Der zweite Schritt, ist darüber zu sprechen. Manchmal erfordert dies Mut. Am naheliegendsten ist das Gespräch mit dem/der Partner/in. Auch Väter erleben ein Wechselbad der Gefühle. Ansonsten bietet sich als erste Anlaufstelle die nachsorgende Hebamme an, um das Geburtsgeschehen noch einmal zu reflektieren.
Manchmal ist aufgrund der Umstellung zum Elternsein kein Raum dafür, in der Wochenbettzeit die Geburt zu reflektieren. Dann kann ein Gespräch zu einem späteren Zeitpunkt durchgeführt werden.
Wie kann die Reflektion darüber hinaus unterstützt werden? Welche äußere Anwendung empfiehlst du?
Die natürlichste Möglichkeit ist die Berührung. Liebevolle und achtsame Berührungen geben uns Halt und Schutz und entspannen bis in die Seele hinein. Als einfache Geste zum Beispiel in einer liebevollen Umarmung, das heißt, der Partner umarmt die Mutter, die Mutter hält ihr Kind schützend im Arm. Aber auch ein passendes Öl*, achtsam auf die Haut aufgetragen, kann wahre Wunder wirken bei Mutter und Kind. Bei schwerer Geburt für das Kind bietet sich hier die tägliche Pflege auf dem Wickeltisch an. Um als Mutter die Geburtssituation leichter anzunehmen, kann zum Beispiel eine vorhandene Kaiserschnittnarbe täglich eingerieben werden. Auch rhythmische Einreibungen, von der Hebamme ausgeführt, wirken im Wochenbett entlastend.

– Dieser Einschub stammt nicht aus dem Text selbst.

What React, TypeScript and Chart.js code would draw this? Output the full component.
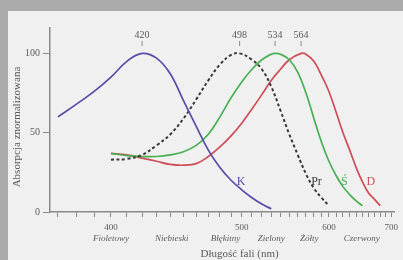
import React, { useEffect, useRef } from "react";
import { Chart, registerables } from "chart.js";
Chart.register(...registerables);

// Wavelengths (nm) and normalised absorption (%) for each curve
const sNm = [370, 380, 390, 400, 410, 420, 430, 440, 450, 460, 470, 480, 490, 500, 510, 520, 530];
const sVal = [60, 68, 76, 85, 95, 100, 97, 87, 70, 54, 39, 28, 20, 14, 9, 5, 2];

const rodNm = [400, 410, 420, 430, 440, 450, 460, 470, 480, 490, 498, 510, 520, 530, 540, 550, 560, 570, 580, 590, 600];
const rodVal = [33, 33.5, 36, 42, 49, 59, 71, 83, 93, 99, 100, 96, 90, 79, 64, 49, 36, 24, 15, 9, 4];

const mNm = [400, 410, 420, 430, 440, 450, 460, 470, 480, 490, 500, 510, 520, 530, 534, 540, 550, 560, 570, 580, 590, 600, 610, 620, 630, 640, 650];
const mVal = [37, 35.5, 35, 35, 36, 38, 42, 49, 60, 72, 82, 90, 96, 99.5, 100, 99.5, 96, 88, 75, 59, 44, 32, 23, 16, 11, 7, 4];

const lNm = [400, 410, 420, 430, 440, 450, 460, 470, 480, 490, 500, 510, 520, 530, 540, 550, 564, 570, 580, 590, 600, 610, 620, 630, 640, 650, 660, 670, 680];
const lVal = [37, 36, 34, 32, 30, 29.5, 30.5, 35, 41, 48, 56, 65, 74, 83, 90, 96, 100, 99.5, 95, 86, 76, 63, 50, 39, 28, 19, 12, 8, 4];

// Axis ticks
const xMinorTicks = [370, 380, 390, 400, 410, 420, 430, 440, 450, 460, 470, 480, 490, 500, 510, 520, 530, 540, 550, 560, 570, 580, 590, 600, 610, 620, 630, 640, 650, 660, 670, 680, 690, 700];
const xTickLabels = [400, 500, 600, 700];
const yTicks = [0, 50, 100];

// Annotations
const peakLabels = [420, 498, 534, 564];
const colorNames = ["Fioletowy", "Niebieski", "Błękitny", "Zielony", "Żółty", "Czerwony"];
const colorNameNm = [400, 441, 485, 530, 574, 649];
const curveLetters = ["K", "Pr", "Ś", "D"];
const curveLetterNm = [499.5, 583.4, 622, 664];
const curveLetterVal = [18.9, 18.9, 18.9, 18.9];

const xTitle = "Długość fali (nm)";
const yTitle = "Absorpcja znormalizowana";

const BLUE = "rgb(88,76,168)";
const GREEN = "rgb(72,176,84)";
const RED = "rgb(206,78,88)";
const DARK = "rgb(55,55,55)";
const AXIS = "#8a8a8a";
const TEXT = "#5a5a5a";
const SERIF = "'Liberation Serif', 'DejaVu Serif', serif";

// reciprocal wavelength axis (wavenumber-like)
const toT = (nm: number) => -1000 / nm;
const T_MIN = (50 - 771.5) / 264;
const T_MAX = (398 - 771.5) / 264;

const pts = (nm: number[], v: number[]) => nm.map((n, i) => ({ x: toT(n), y: v[i] }));

const letterColors = [BLUE, DARK, GREEN, RED];

const annotPlugin = {
  id: "annot",
  afterDraw(chart: any) {
    const { ctx } = chart;
    const xs = chart.scales.x;
    const ys = chart.scales.y;
    ctx.save();
    // peak labels
    ctx.fillStyle = TEXT;
    ctx.strokeStyle = AXIS;
    ctx.lineWidth = 1;
    ctx.font = `10px ${SERIF}`;
    ctx.textAlign = "center";
    ctx.textBaseline = "middle";
    peakLabels.forEach((nm) => {
      const x = xs.getPixelForValue(toT(nm));
      ctx.fillText(String(nm), x, 24);
      ctx.beginPath();
      ctx.moveTo(x, 30);
      ctx.lineTo(x, 35);
      ctx.stroke();
    });
    // curve letters
    ctx.font = `12px ${SERIF}`;
    curveLetters.forEach((t, i) => {
      ctx.fillStyle = letterColors[i];
      ctx.fillText(t, xs.getPixelForValue(toT(curveLetterNm[i])), ys.getPixelForValue(curveLetterVal[i]));
    });
    // colour names
    ctx.fillStyle = TEXT;
    ctx.font = `italic 9px ${SERIF}`;
    colorNames.forEach((t, i) => {
      ctx.fillText(t, xs.getPixelForValue(toT(colorNameNm[i])), 228);
    });
    // x title
    ctx.font = `11px ${SERIF}`;
    ctx.fillText(xTitle, xs.getPixelForValue(toT(498)), 243);
    // y title
    ctx.translate(9, 116);
    ctx.rotate(-Math.PI / 2);
    ctx.font = `11px ${SERIF}`;
    ctx.fillText(yTitle, 0, 0);
    ctx.restore();
  },
};

export default function App() {
  const ref = useRef<HTMLCanvasElement>(null);
  useEffect(() => {
    document.body.style.margin = "0";
    const line = (label: string, data: any[], color: string, dash: number[] = []) => ({
      label,
      data,
      borderColor: color,
      borderWidth: dash.length ? 2 : 1.7,
      borderDash: dash,
      pointRadius: 0,
      fill: false,
      tension: 0.4,
    });
    const chart = new Chart(ref.current!, {
      type: "line",
      data: {
        datasets: [
          line("K", pts(sNm, sVal), BLUE),
          line("Pr", pts(rodNm, rodVal), DARK, [3, 2.5]),
          line("Ś", pts(mNm, mVal), GREEN),
          line("D", pts(lNm, lVal), RED),
        ],
      },
      options: {
        animation: false,
        responsive: false,
        devicePixelRatio: 1,
        layout: { padding: { top: 17, right: 5, left: 0, bottom: 0 } },
        plugins: { legend: { display: false }, tooltip: { enabled: false } },
        scales: {
          x: {
            type: "linear",
            min: T_MIN,
            max: T_MAX,
            afterBuildTicks: (s: any) => {
              s.ticks = xMinorTicks.map((nm) => ({ value: toT(nm) }));
            },
            afterFit: (s: any) => {
              s.height = 48;
            },
            ticks: {
              autoSkip: false,
              maxRotation: 0,
              padding: 5,
              color: TEXT,
              font: { family: SERIF, size: 9 },
              callback: (v: any) => {
                const nm = Math.round(-1000 / Number(v));
                return xTickLabels.includes(nm) ? String(nm) : "";
              },
            },
            grid: { drawOnChartArea: false, drawTicks: true, tickLength: 5, color: AXIS },
            border: { display: true, color: AXIS, width: 1.5 },
          },
          y: {
            type: "linear",
            min: 0,
            max: 116,
            afterBuildTicks: (s: any) => {
              s.ticks = yTicks.map((v) => ({ value: v }));
            },
            afterFit: (s: any) => {
              s.width = 42;
            },
            ticks: {
              padding: 3,
              color: TEXT,
              font: { family: SERIF, size: 10 },
            },
            grid: { drawOnChartArea: false, drawTicks: true, tickLength: 7, color: AXIS },
            border: { display: true, color: AXIS, width: 1.5 },
          },
        },
      },
      plugins: [annotPlugin],
    });
    return () => chart.destroy();
  }, []);
  return (
    <div style={{ position: "relative", width: 403, height: 260, background: "#ababab", overflow: "hidden" }}>
      <canvas
        ref={ref}
        width={395}
        height={249}
        style={{ position: "absolute", left: 8, top: 11, width: 395, height: 249, background: "#f0f0f0" }}
      />
    </div>
  );
}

* Eine gebrauchsfertige Mischung und kompetente Beratung für das passende Öl erhältst du in deiner Apotheke.
Neu im Naturwichte Blog: Julia Grebner, Hebamme
Meine Schwerpunkte
• Geburtshilfe
• Elternberaterin für frühe Kindheit und Medienpädagogik
• Anthroposophisch zertifizierte Hebamme
• Verschiedene Dozententätigkeiten
Das zeichnet mich und meine Arbeit aus
Gebärende in ihrem individuellen Geburtsprozess zu begleiten ist für mich eine spannende und erfüllende Aufgabe. Das anthroposophische Menschenbild als integraler Bestandteil meiner Hebammenarbeit unterstützt mich dabei. Dies findet einerseits Ausdruck in der Anwendung von rhythmischen Einreibungen und anthroposophischen Arzneimitteln, andererseits meiner inneren Haltung gegenüber dem Werdenden. Dabei geht es mir darum, den einzigartigen, jeder Geburt innewohnenden Moment für die Familie erlebbar zu machen. Privat begleite ich meine vier Kinder auf ihrem individuellen Weg ins Erwachsen werden und liebe es, mich in der freien Zeit mit meinem Naturgarten, Brot backen oder Schreiben zu beschäftigen.